Having initially lost contact the Vikram lander module from the Indian Moon mission was finally located on the lunar surface.
The Vikram lander of Chandrayaan-2 (Sanskrit for ‘Moon Vehicle) was due to land in the lunar South Pole region, but the space agency lost touch with it on Saturday as it made its final approach to deploy a rover to search for signs of water.
After a lengthy in-depth search, ISRO (Indian Space and Research Organisation) chair, K. Sivan, was quoted as saying that cameras from the Moon mission's orbiter had located the lander.
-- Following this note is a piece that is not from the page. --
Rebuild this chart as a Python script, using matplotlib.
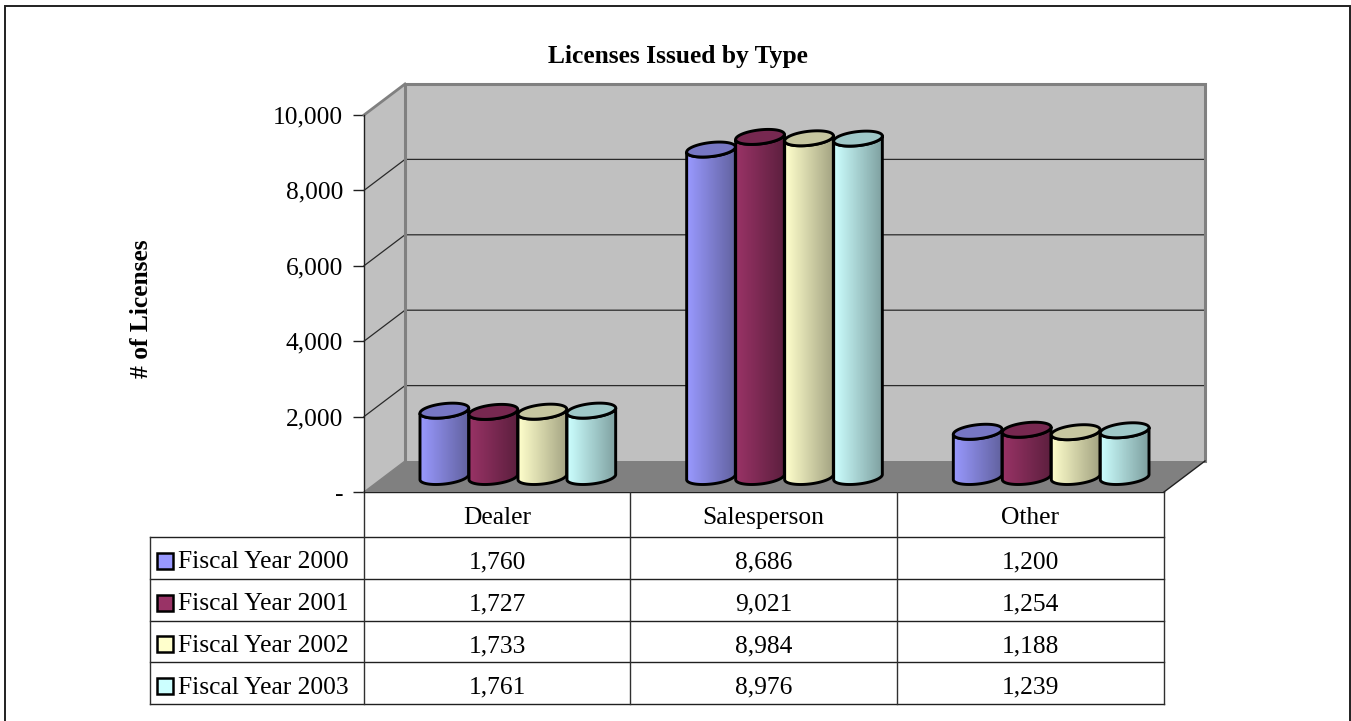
import matplotlib
matplotlib.use('Agg')
import matplotlib.pyplot as plt
import numpy as np
from matplotlib.patches import PathPatch, Polygon, Rectangle
from matplotlib.path import Path

plt.rcParams['font.family'] = ['Liberation Serif', 'DejaVu Serif']

categories = ['Dealer', 'Salesperson', 'Other']
series_names = ['Fiscal Year 2000', 'Fiscal Year 2001', 'Fiscal Year 2002', 'Fiscal Year 2003']
fy2000 = [1760, 8686, 1200]
fy2001 = [1727, 9021, 1254]
fy2002 = [1733, 8984, 1188]
fy2003 = [1761, 8976, 1239]
series_values = [fy2000, fy2001, fy2002, fy2003]
y_ticks = [0, 2000, 4000, 6000, 8000, 10000]
y_tick_labels = ['-', '2,000', '4,000', '6,000', '8,000', '10,000']

side_colors = ['#9999FF', '#993366', '#FFFFCC', '#CCFFFF']
shade_colors = ['#62629F', '#5C1F3E', '#A3A382', '#7E9F9F']
top_colors = ['#7777C4', '#772850', '#C6C6A0', '#9FC8C8']

W, H = 1351, 721
FONT = 18.4
# front plane of the plot box, in figure pixels
LEFT, RIGHT, BOTTOM, TOP = 364, 1164, 492, 115
DEPTH_X, DEPTH_Y = 41, 31
table_rows = [492, 537, 579, 621, 662, 704]
table_cols = [150, 364, 630, 897, 1164]

fig = plt.figure(figsize=(W / 100, H / 100), dpi=100, facecolor='white')

# page layer in pixel coordinates: frame, titles and the data table
page = fig.add_axes([0, 0, 1, 1])
page.set_xlim(0, W)
page.set_ylim(H, 0)
page.axis('off')
page.plot([5, 5, 1350, 1350], [H, 6, 6, H], color='#202020', lw=1.4, solid_joinstyle='miter', clip_on=False)
page.text(678, 57, 'Licenses Issued by Type', ha='center', va='center',
          fontsize=FONT, fontweight='bold')
page.text(142, 309, '# of Licenses', ha='center', va='center', rotation=90,
          fontsize=FONT, fontweight='bold')

# value axes sit on the front plane
ax = fig.add_axes([LEFT / W, 1 - BOTTOM / H, (RIGHT - LEFT) / W, (BOTTOM - TOP) / H])
ax.patch.set_visible(False)
for side in ['top', 'right', 'bottom']:
    ax.spines[side].set_visible(False)
ax.spines['left'].set_color('#202020')
ax.spines['left'].set_linewidth(1.0)
ax.spines['left'].set_zorder(6)

x_per_px = len(categories) / (RIGHT - LEFT)
y_per_px = 10000 / (BOTTOM - TOP)
dx = DEPTH_X * x_per_px
dy = DEPTH_Y * y_per_px
n_cat = len(categories)

# walls and floor
ax.add_patch(Polygon([(0, 0), (dx, dy), (dx, 10000 + dy), (0, 10000)], fc='#C0C0C0', ec='none',
                     clip_on=False, zorder=1))
ax.add_patch(Rectangle((dx, dy), n_cat, 10000, fc='#C0C0C0', ec='none', clip_on=False, zorder=1))
ax.add_patch(Polygon([(0, 0), (n_cat, 0), (n_cat + dx, dy), (dx, dy)], fc='#808080', ec='none',
                     clip_on=False, zorder=1.5))
for t in y_ticks[1:-1]:
    ax.plot([0, dx, n_cat + dx], [t, t + dy, t + dy], color='#2A2A2A', lw=0.9, clip_on=False, zorder=2)
ax.plot([dx, dx, n_cat + dx, n_cat + dx], [dy, 10000 + dy, 10000 + dy, dy],
        color='#808080', lw=2.2, clip_on=False, zorder=2, solid_joinstyle='miter')
ax.plot([0, dx], [10000, 10000 + dy], color='#808080', lw=2.0, clip_on=False, zorder=2)
ax.plot([0, dx], [0, dy], color='#808080', lw=1.0, clip_on=False, zorder=2)
# lower right edge of the floor
ax.plot([n_cat, n_cat + dx], [0, dy], color='#202020', lw=1.0, clip_on=False, zorder=2)

bar_w = 49 * x_per_px
radius_x = bar_w / 2
radius_y = 7 * y_per_px
tilt = 0.115  # ellipses lean up to the right
base = (dx / 2, (DEPTH_Y / 2 - 0.5) * y_per_px)
theta = np.linspace(0, 2 * np.pi, 121)


def ring(cx, cy, angles):
    # rotate in pixel space so the lean survives the unequal axis scales
    px = radius_x / x_per_px * np.cos(angles)
    py = radius_y / y_per_px * np.sin(angles)
    xr = px * np.cos(tilt) - py * np.sin(tilt)
    yr = px * np.sin(tilt) + py * np.cos(tilt)
    return cx + xr * x_per_px, cy + yr * y_per_px


def draw_cylinder(cx, value, i, z):
    cy0 = base[1]
    cy1 = base[1] + value
    lower = np.linspace(np.pi, 2 * np.pi, 60)
    bx, by = ring(cx, cy0, lower)
    tx, ty = ring(cx, cy1, lower[::-1])
    body = Path(np.column_stack([np.r_[bx, tx, bx[0]], np.r_[by, ty, by[0]]]), closed=True)

    # side shading runs from a light left edge to a darker right edge
    light = np.array(matplotlib.colors.to_rgb(side_colors[i]))
    dark = np.array(matplotlib.colors.to_rgb(shade_colors[i]))
    ramp = np.linspace(0, 1, 64)[:, None]
    shade = light * (1 - ramp) + dark * ramp
    im = ax.imshow(shade[None, :, :], extent=[cx - radius_x, cx + radius_x, cy0 - radius_y * 1.5, cy1 + radius_y * 1.5],
                   aspect='auto', origin='lower', zorder=z, clip_on=True, interpolation='bilinear')
    clip = PathPatch(body, transform=ax.transData, fc='none', ec='none')
    ax.add_patch(clip)
    clip.set_clip_on(False)
    im.set_clip_path(clip)

    ax.add_patch(PathPatch(body, fc='none', ec='black', lw=2.1, clip_on=False, zorder=z + 0.01,
                           joinstyle='round'))
    ex, ey = ring(cx, cy1, theta)
    ax.fill(ex, ey, fc=top_colors[i], ec='black', lw=2.1, clip_on=False, zorder=z + 0.02)


for c in range(n_cat):
    for i, values in enumerate(series_values):
        cx = c + 0.5 + base[0] + (i - 1.5) * bar_w
        draw_cylinder(cx, values[c], i, 3 + c + i * 0.1)

ax.set_xlim(0, n_cat)
ax.set_ylim(0, 10000)
ax.set_xticks([])
ax.set_yticks(y_ticks)
ax.set_yticklabels(y_tick_labels, fontsize=FONT)
ax.tick_params(axis='y', length=8, width=1.0, color='#202020', pad=7)

# data table under the plot
for k, y in enumerate(table_rows):
    x0 = table_cols[1] if k == 0 else table_cols[0]
    page.plot([x0, table_cols[-1]], [y, y], color='#202020', lw=1.0, zorder=1)
for k, x in enumerate(table_cols):
    y0 = table_rows[1] if k == 0 else table_rows[0]
    page.plot([x, x], [y0, table_rows[-1]], color='#303030', lw=1.0, zorder=1)

for c, name in enumerate(categories):
    xc = (table_cols[c + 1] + table_cols[c + 2]) / 2
    page.text(xc, (table_rows[0] + table_rows[1]) / 2 + 1, name, ha='center', va='center_baseline', fontsize=FONT)
    for r, values in enumerate(series_values):
        page.text(xc, (table_rows[r + 1] + table_rows[r + 2]) / 2 + 2, f'{values[c]:,}',
                  ha='center', va='center_baseline', fontsize=FONT)

for r, name in enumerate(series_names):
    yc = (table_rows[r + 1] + table_rows[r + 2]) / 2
    page.add_patch(Rectangle((156.5, yc - 5.5), 16, 16, fc=side_colors[r], ec='black', lw=1.8, zorder=3))
    page.text(178, yc + 2, name, ha='left', va='center_baseline', fontsize=FONT)

fig.savefig('out.png', dpi=100, facecolor='white')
He added that: “It must have been a hard landing.”
The lunar rover was supposed to help scientists better understand the origin and evolution of the Moon through studying the area's topography and minerals.
This was India's second mission – the first lunar mission in 2008 (Chandrayaan-1) did not land on the Moon, but it did detect ice in the frigid shadows of craters at the lunar poles.
A successful landing would have made India just the fourth country to land a vessel on the lunar surface, and only the third to operate a robotic rover there.
The space agency said the lander’s descent was normal until 2 kilometres (1.2 miles) from the lunar surface.
The roughly $140m Chandrayaan-2 mission was intended to study permanently shadowed moon craters that are thought to contain water deposits that were confirmed by the Chandrayaan-1 mission in 2008.